Although public beauty companies continued to report quarterly and annual sales growth over the past two weeks, the macroeconomic pressures of inflation and Covid-19 ramifications mean that any growth is unanticipated.
For example, on Wednesday, E.l.f. Beauty delivered a better-than-expected fiscal fourth-quarter and year-end sales for 2022. In the fourth quarter, the company’s net sales increased 13% to $105.1 million, primarily driven by the strength of its national and international retailers. For the entire fiscal year, net sales increased by 23%. The company had expected a tough quarter compared to the significant sales growth during the same period in 2021, Tarang Amin, CEO of E.l.f Beauty, said in an interview with Glossy.
The current forecast for sales growth in 2023 is 10-12%, with growth expected across the company’s three brands, E.l.f. Cosmetics, Keys Soulcare and W3LL People.
Since the 2021 fiscal year, W3LL People expanded to Ulta Beauty, and Keys Soulcare saw its illuminating serum go viral online after its launch in February. (It subsequently sold out on the brand’s DTC e-commerce website.) E.l.f. Cosmetics has also continued its strong collaboration strategy to engage with consumers. For example, it came out with a collection with Dunkin’ Donuts at the end of March. Products like its Power Grip makeup primer and Glossy lips stains were also called out in the earnings call as innovations that drove sales.
“You can always count on E.l.f. to do the unexpected, whether it be our most recent collaboration, with Dunkin’ [Donuts], or [our activations] on TikTok and in gaming. [We’re] entertaining our community and keeping them engaged in this category,” said Amin.
E.l.f Beauty’s stock performance on the day following its earnings increased by over 11%, outperforming its pure player peers like The Beauty Health Company and Coty Inc. Both companies reported net sales growth in their mid-May earnings, but saw their stock drop nonetheless.
Retailers have also reported their fair share of beauty sales growth, despite their own overall sales growth issues. During the week of May 16, Kohl’s and Target reported their quarterly earnings. According to Kohl’s first-quarter 2022 earnings from May 19, its Sephora shop-in-shop program appears to be a runaway success. The initial 200 Sephora x Kohl’s stores experienced low single-digit comparable store sales growth year-over-year. Top-selling brands include Sephora Collection, Nars, Fenty Beauty, Charlotte Tilbury, Olaplex and Too Faced. This partnership has been a silver lining in an otherwise challenging and turbulent market, as Kohl’s overall year-over-year sales declined 5%.

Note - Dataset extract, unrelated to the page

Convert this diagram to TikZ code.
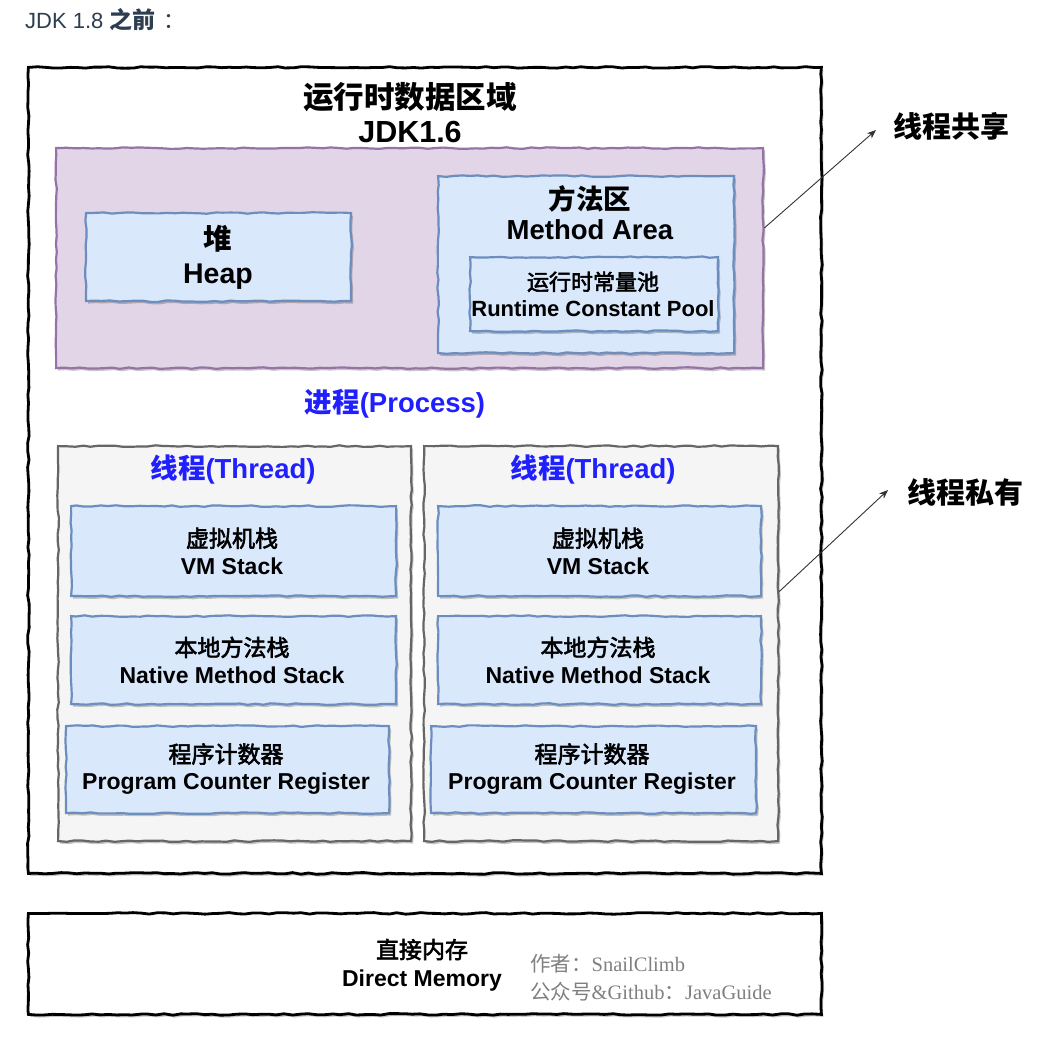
\documentclass[tikz,border=0pt]{standalone}
\usepackage{fontspec}
\setmainfont{Liberation Sans}
\newfontfamily\cjk{Noto Sans CJK SC}
\newfontfamily\cjkmedium[FakeBold=2.5]{Noto Sans CJK SC}
\newfontfamily\serifl{Liberation Serif}
\usetikzlibrary{decorations.pathmorphing,shadows,arrows.meta,calc}
\definecolor{pfill}{HTML}{E1D5E7}
\definecolor{pdraw}{HTML}{9673A6}
\definecolor{bfill}{HTML}{DAE8FC}
\definecolor{bdraw}{HTML}{6C8EBF}
\definecolor{gfill}{HTML}{F5F5F5}
\definecolor{gdraw}{HTML}{666666}
\definecolor{ttl}{HTML}{2C3E50}
\definecolor{bluetxt}{HTML}{2020FF}
\definecolor{authgray}{HTML}{808080}
\newcommand{\fsz}[2]{\fontsize{#1}{#2}\selectfont}
\newcommand{\cjkm}[1]{{\cjkmedium\mdseries #1}}
\tikzset{
 sketch/.style={decorate,decoration={random steps,segment length=8pt,amplitude=0.8pt}},
 shad/.style={drop shadow={shadow xshift=2pt,shadow yshift=-2.5pt,fill=black,opacity=0.22}},
 box/.style={draw, sketch, shad, inner sep=0pt, anchor=north west, line width=2.2pt},
 outerbox/.style={box, draw=black, fill=white, line width=2.8pt},
 sharedbox/.style={box, draw=pdraw, fill=pfill},
 membox/.style={box, draw=bdraw, fill=bfill},
 thrbox/.style={box, draw=gdraw, fill=gfill},
 lbl/.style={inner sep=0pt, align=center, text=black},
 memtxt/.style={lbl, font=\bfseries\fsz{23}{27}},
 bluettl/.style={lbl, text=bluetxt, font=\bfseries\fsz{27.5}{32}},
 conn/.style={draw=black!80, line width=0.9pt, -{Stealth[length=9pt,width=7pt]}},
}
\begin{document}
\begin{tikzpicture}[x=1pt,y=-1pt]
\useasboundingbox (0,0) rectangle (1042,1038);
\fill[white] (0,0) rectangle (1042,1038);
\pgfmathsetseed{7}
% title
\node[lbl, anchor=west, text=ttl, font=\fsz{22}{26}] (title) at (25,20) {JDK 1.8 {\cjk\bfseries\fsz{23}{26}之前}\hspace{8pt}{\cjk ：}};
% outer runtime data area
\node[outerbox, minimum width=793pt, minimum height=806pt] (outer) at (27,66) {};
\node[lbl, font=\bfseries\fsz{30.5}{34}] (rtitle) at (410,113) {{\cjk\bfseries 运行时数据区域}\\JDK1.6};
% shared area
\node[sharedbox, minimum width=707pt, minimum height=220pt] (shared) at (55,147) {};
\node[membox, minimum width=265pt, minimum height=88pt] (heap) at (85,212) {};
\node[lbl, font=\bfseries\fsz{28.5}{34}] (heaptxt) at (218,257) {{\cjk\bfseries 堆}\\Heap};
\node[membox, minimum width=296pt, minimum height=177pt] (method) at (437,175) {};
\node[lbl, font=\bfseries\fsz{27.5}{30}] (methodtxt) at (590,213) {{\cjk\bfseries 方法区}\\Method Area};
\node[membox, minimum width=248pt, minimum height=74pt] (rcp) at (469,256) {};
\node[memtxt, font=\bfseries\fsz{22}{26}] (rcptxt) at (593,294) {\cjkm{运行时常量池}\\Runtime Constant Pool};
% process
\node[bluettl] (process) at (395,404) {{\cjk\bfseries 进程}(Process)};
% left thread
\node[thrbox, minimum width=353pt, minimum height=395pt] (thrL) at (57,445) {};
\node[bluettl] (thrLt) at (233,470) {{\cjk\bfseries 线程}(Thread)};
\node[membox, minimum width=325pt, minimum height=90pt] (vmL) at (70,505) {};
\node[memtxt] (vmLt) at (232,551) {\cjkm{虚拟机栈}\\VM Stack};
\node[membox, minimum width=325pt, minimum height=88pt] (natL) at (70,615) {};
\node[memtxt] (natLt) at (232,660) {\cjkm{本地方法栈}\\Native Method Stack};
\node[membox, minimum width=323pt, minimum height=87pt] (pcL) at (65,725) {};
\node[memtxt] (pcLt) at (226,769) {\cjkm{程序计数器}\\Program Counter Register};
% right thread
\node[thrbox, minimum width=354pt, minimum height=395pt] (thrR) at (423,445) {};
\node[bluettl] (thrRt) at (593,470) {{\cjk\bfseries 线程}(Thread)};
\node[membox, minimum width=323pt, minimum height=90pt] (vmR) at (437,505) {};
\node[memtxt] (vmRt) at (598,551) {\cjkm{虚拟机栈}\\VM Stack};
\node[membox, minimum width=323pt, minimum height=88pt] (natR) at (437,615) {};
\node[memtxt] (natRt) at (598,660) {\cjkm{本地方法栈}\\Native Method Stack};
\node[membox, minimum width=325pt, minimum height=87pt] (pcR) at (430,725) {};
\node[memtxt] (pcRt) at (592,769) {\cjkm{程序计数器}\\Program Counter Register};
% side labels
\node[lbl, anchor=west, font=\cjk\bfseries\fsz{29}{34}] (share) at (893,126) {线程共享};
\node[lbl, anchor=west, font=\cjk\bfseries\fsz{29}{34}] (private) at (907,492) {线程私有};
\draw[conn] ([yshift=30pt]shared.east) -- ([xshift=-17pt,yshift=-4pt]share.west);
\draw[conn] ([yshift=52pt]thrR.east) -- ([xshift=-19pt,yshift=2pt]private.west);
% direct memory
\node[outerbox, minimum width=793pt, minimum height=101pt] (direct) at (27,912) {};
\node[lbl, font=\bfseries\fsz{23}{28}] (directtxt) at (422,965) {\cjkm{直接内存}\\Direct Memory};
\node[lbl, anchor=west, align=left, text=authgray, font=\serifl\fsz{20.5}{28}] (author) at (530,978) {{\cjk 作者：}SnailClimb\\{\cjk 公众号}\&Github{\cjk ：}JavaGuide};
\end{tikzpicture}
\end{document}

“We’re also deliberately placing areas of discovery throughout the store to bring excitement to our customers, and we’ll continue to be agile and involved as we learn. Importantly, these [newly] transformed stores are working,” said Michael Gass, CEO of Kohl’s, on the earnings call.
The partnership will extend to another 400 Sephora at Kohl’s locations by early August. As a result, Kohl’s has been able to attract new, younger, more diverse customers, in addition to existing Sephora customers; Sephora customers are shopping nearly twice as often as Kohl’s average customer.
“As we hit critical mass later this summer, the 600 doors will have a material impact, enabling us to deliver a positive comp in the back half of the year,” said Gass.
Target reported its first-quarter 2022 earnings on May 18, noting that Ulta Beauty shop-in-shops have exceeded the retailer’s initial expectations, driving higher productivity and sales in beauty and adjacent categories. Since the first quarter of 2019, Target’s beauty sales have increased by more than 45%. However, the “vast majority” of that growth occurred before the rollout with Ulta Beauty, said Christina Hennington, evp and chief growth officer for Target, on the earnings call.
Ulta Beauty, meanwhile, reported on Thursday that in its first quarter of fiscal year 2022, its net sales increased 21% to $2.3 billion, compared to $1.9 billion at the same time last year, due to fewer Covid-19 restrictions that impacted sales. Comparable sales, which are sales for stores open at least 14 months and e-commerce sales, increased 18% year-over-year, driven by a 10% increase in transactions and a 7.3% increase in basket size.